I'm looking for a OS for my Server / NAS on my network. I would like easy to use and kinda basic. I have lots of experience in Windows and just the basics of Ubuntu.
Any suggestions would be greatly appreciated.
Sorry I'm not sure if this question is in the appropriate section.
I alrady have hard drives with pictures, music and video. Would it be posable, Put them into the NAS after step up was compleat? I found no mention on FreeNAS to do so.
I have 1 x 20gb for os and 1 x 1.5tb but I have 1tb of data on the drive.
If the 1.5 TB drive is the only drive you have to add for storage, that could be a bit of a problem. I believe you can still import the volume, but if it is NTFS formatted I don't think you can get write support. You should be able to serve the whole disk up via iSCSI to get read-write, but that may not be ideal.
I earnestly suggest obtaining a matching 1.5 TB drive to create a ZFS volume in FreeNAS, copy the files from your NTFS drive to the ZFS filesystem, then wipe the NTFS drive and add it to the ZFS pool as a mirror of the other drive. This will serve to ensure the integrity of your data. I've suffered in the past from poor judgement and set up my drives for striping instead of mirroring, and let me tell you, it is no fun when one of the drives fails and suddenly the data on both drives is lost. Of course using a single storage drive is also risky.
The iSCSI option could work if you only plan on mounting the storage drive from one client machine at a time (or risk of data corruption). Windows has an integrated iSCSI initiator (client). iSCSI basically presents the whole disk to the client over the network as if it were locally attached. It operates as a block device, so any filesystem supported by the client OS can be used. The caveat is, I doubt you could have the drive mounted to FreeNAS and a client machine at the same time.
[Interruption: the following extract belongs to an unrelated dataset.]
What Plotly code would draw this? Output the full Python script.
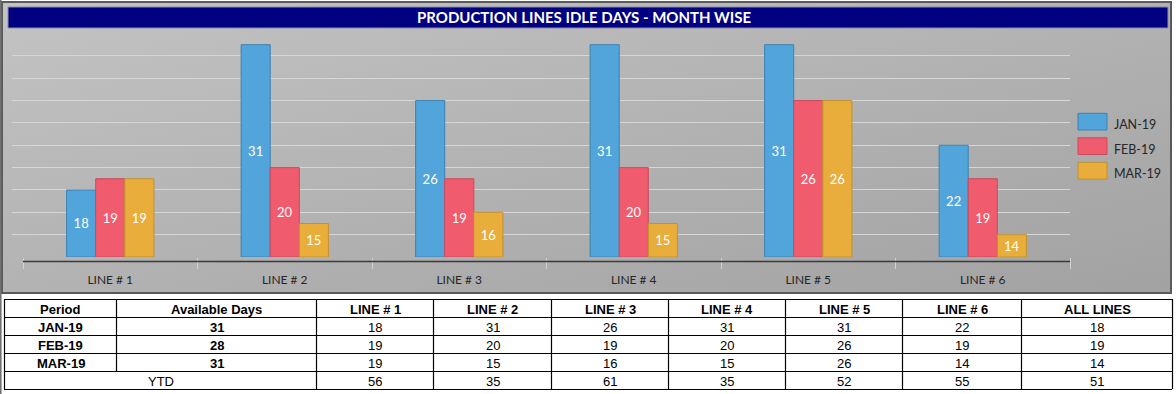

My intuition tells me that NTFS would not like being mounted multiple times simultaneously. But you could try...
No it can't, but access is guaranteed through cifs/smb.
Problem with windows clients is that they can't rsync or cron of course, and windows files have a lot of dead space. Running Windows in a kvm container in linux with a overlay for the windows storage solves that, in most cases it reduces the windows storage waste by 2/3 or more by compressing the dead space from windows files, and it's possible to both rsync and cron sync jobs.